>>>
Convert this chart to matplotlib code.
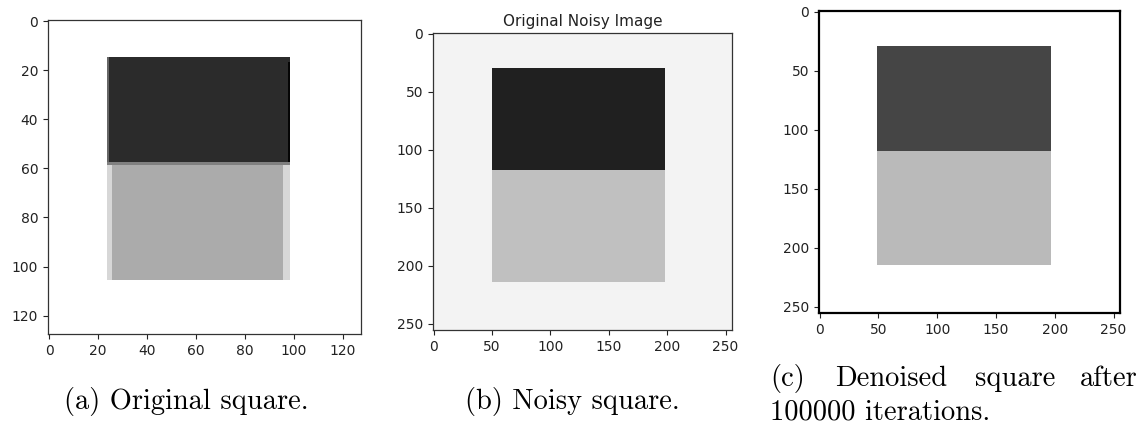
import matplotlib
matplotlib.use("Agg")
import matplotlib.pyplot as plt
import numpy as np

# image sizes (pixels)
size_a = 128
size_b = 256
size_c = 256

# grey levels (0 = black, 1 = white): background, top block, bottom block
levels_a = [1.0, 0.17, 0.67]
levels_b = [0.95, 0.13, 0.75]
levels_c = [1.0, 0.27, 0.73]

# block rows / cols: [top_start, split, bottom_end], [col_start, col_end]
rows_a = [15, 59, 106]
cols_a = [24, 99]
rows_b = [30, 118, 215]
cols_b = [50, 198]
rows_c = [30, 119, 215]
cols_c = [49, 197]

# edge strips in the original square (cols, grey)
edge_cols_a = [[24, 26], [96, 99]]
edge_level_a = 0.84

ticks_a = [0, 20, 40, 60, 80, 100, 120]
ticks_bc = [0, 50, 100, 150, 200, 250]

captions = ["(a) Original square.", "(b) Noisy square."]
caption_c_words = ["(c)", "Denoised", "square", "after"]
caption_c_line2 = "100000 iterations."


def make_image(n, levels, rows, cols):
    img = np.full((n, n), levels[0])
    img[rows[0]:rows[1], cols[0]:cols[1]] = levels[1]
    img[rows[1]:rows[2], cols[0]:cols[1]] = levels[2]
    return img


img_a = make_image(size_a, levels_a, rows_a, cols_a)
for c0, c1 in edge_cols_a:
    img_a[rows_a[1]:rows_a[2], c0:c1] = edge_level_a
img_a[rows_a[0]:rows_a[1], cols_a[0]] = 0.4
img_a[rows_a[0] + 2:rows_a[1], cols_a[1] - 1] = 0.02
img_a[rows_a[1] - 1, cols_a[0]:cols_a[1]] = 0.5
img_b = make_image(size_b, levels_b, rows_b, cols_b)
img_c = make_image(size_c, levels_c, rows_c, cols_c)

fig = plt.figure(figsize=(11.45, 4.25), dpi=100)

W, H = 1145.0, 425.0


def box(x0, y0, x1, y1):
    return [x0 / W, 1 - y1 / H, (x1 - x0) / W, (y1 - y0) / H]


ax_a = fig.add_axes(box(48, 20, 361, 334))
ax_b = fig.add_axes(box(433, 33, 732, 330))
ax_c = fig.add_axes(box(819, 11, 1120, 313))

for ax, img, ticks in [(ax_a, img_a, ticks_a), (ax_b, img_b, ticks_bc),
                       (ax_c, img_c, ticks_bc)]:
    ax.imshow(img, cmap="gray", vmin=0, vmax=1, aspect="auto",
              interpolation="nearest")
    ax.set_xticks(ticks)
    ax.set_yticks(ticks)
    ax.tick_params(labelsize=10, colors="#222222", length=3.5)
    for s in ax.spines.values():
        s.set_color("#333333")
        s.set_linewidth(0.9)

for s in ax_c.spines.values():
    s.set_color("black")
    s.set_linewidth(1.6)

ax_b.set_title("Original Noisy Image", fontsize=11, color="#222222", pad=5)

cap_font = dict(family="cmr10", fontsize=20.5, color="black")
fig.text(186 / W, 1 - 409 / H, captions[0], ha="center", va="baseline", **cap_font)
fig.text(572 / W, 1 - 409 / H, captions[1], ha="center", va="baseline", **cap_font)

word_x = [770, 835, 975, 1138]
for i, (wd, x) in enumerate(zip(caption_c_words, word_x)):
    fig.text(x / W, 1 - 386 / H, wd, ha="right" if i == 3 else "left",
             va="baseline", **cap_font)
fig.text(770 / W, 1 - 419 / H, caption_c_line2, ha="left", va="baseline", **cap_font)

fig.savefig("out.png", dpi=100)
<<<
>>>
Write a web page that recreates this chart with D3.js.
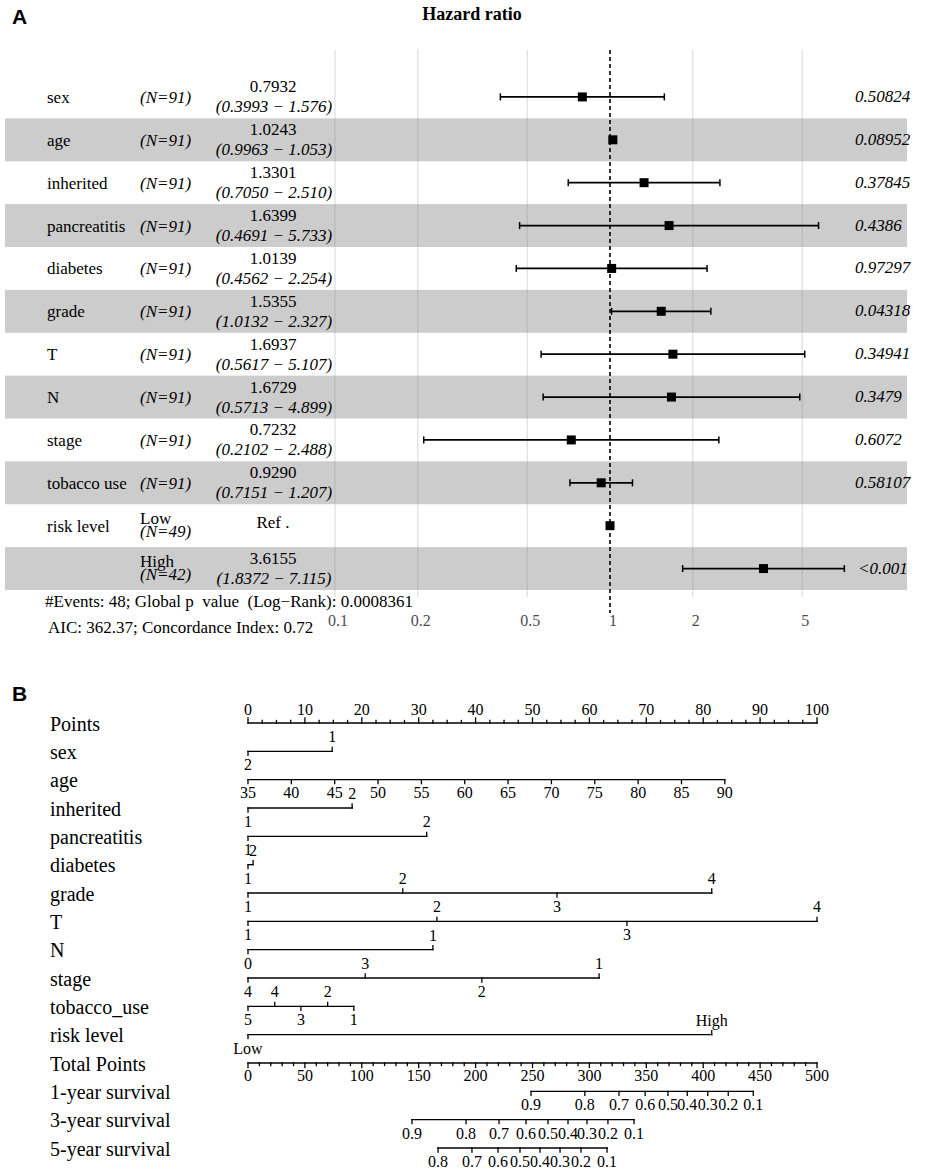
<<<
>>>
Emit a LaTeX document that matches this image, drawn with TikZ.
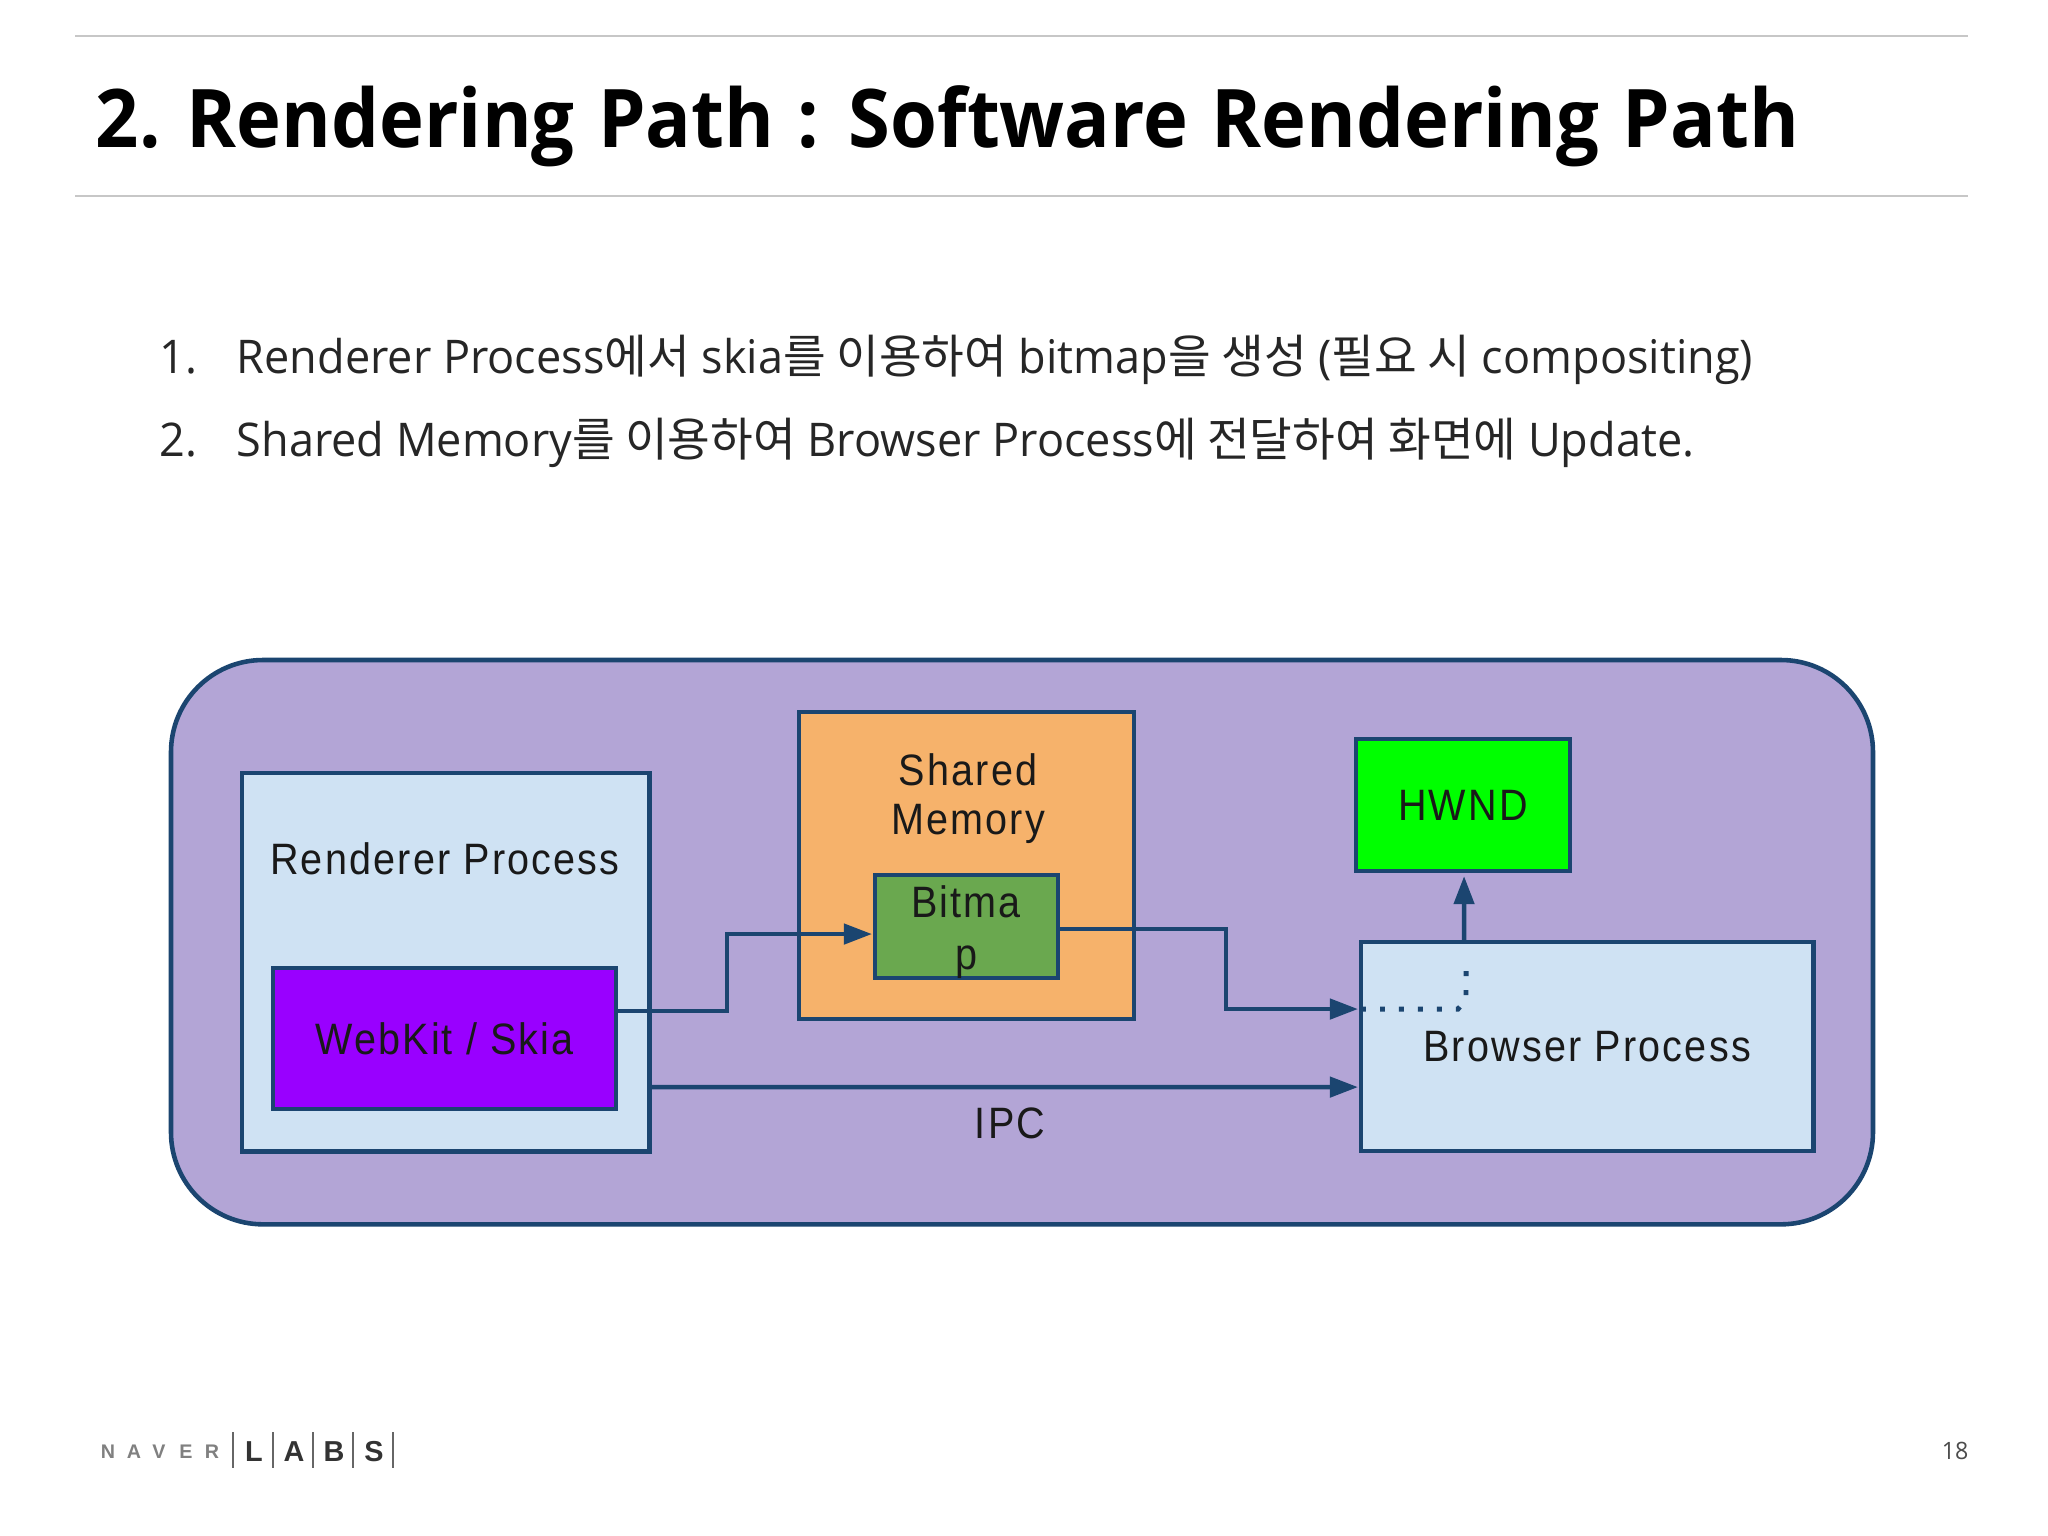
<<<
__WORK TO DO__: Look above for the line with "Convert this chart to matplotlib code."; quote it and every line after it, stopping after the line with "ticks_bc = [0, 50, 100, 150, 200, 250]", exactly, with nothing added and without pictures.

__COMPLETE ANSWER__:
Convert this chart to matplotlib code.
import matplotlib
matplotlib.use("Agg")
import matplotlib.pyplot as plt
import numpy as np

# image sizes (pixels)
size_a = 128
size_b = 256
size_c = 256

# grey levels (0 = black, 1 = white): background, top block, bottom block
levels_a = [1.0, 0.17, 0.67]
levels_b = [0.95, 0.13, 0.75]
levels_c = [1.0, 0.27, 0.73]

# block rows / cols: [top_start, split, bottom_end], [col_start, col_end]
rows_a = [15, 59, 106]
cols_a = [24, 99]
rows_b = [30, 118, 215]
cols_b = [50, 198]
rows_c = [30, 119, 215]
cols_c = [49, 197]

# edge strips in the original square (cols, grey)
edge_cols_a = [[24, 26], [96, 99]]
edge_level_a = 0.84

ticks_a = [0, 20, 40, 60, 80, 100, 120]
ticks_bc = [0, 50, 100, 150, 200, 250]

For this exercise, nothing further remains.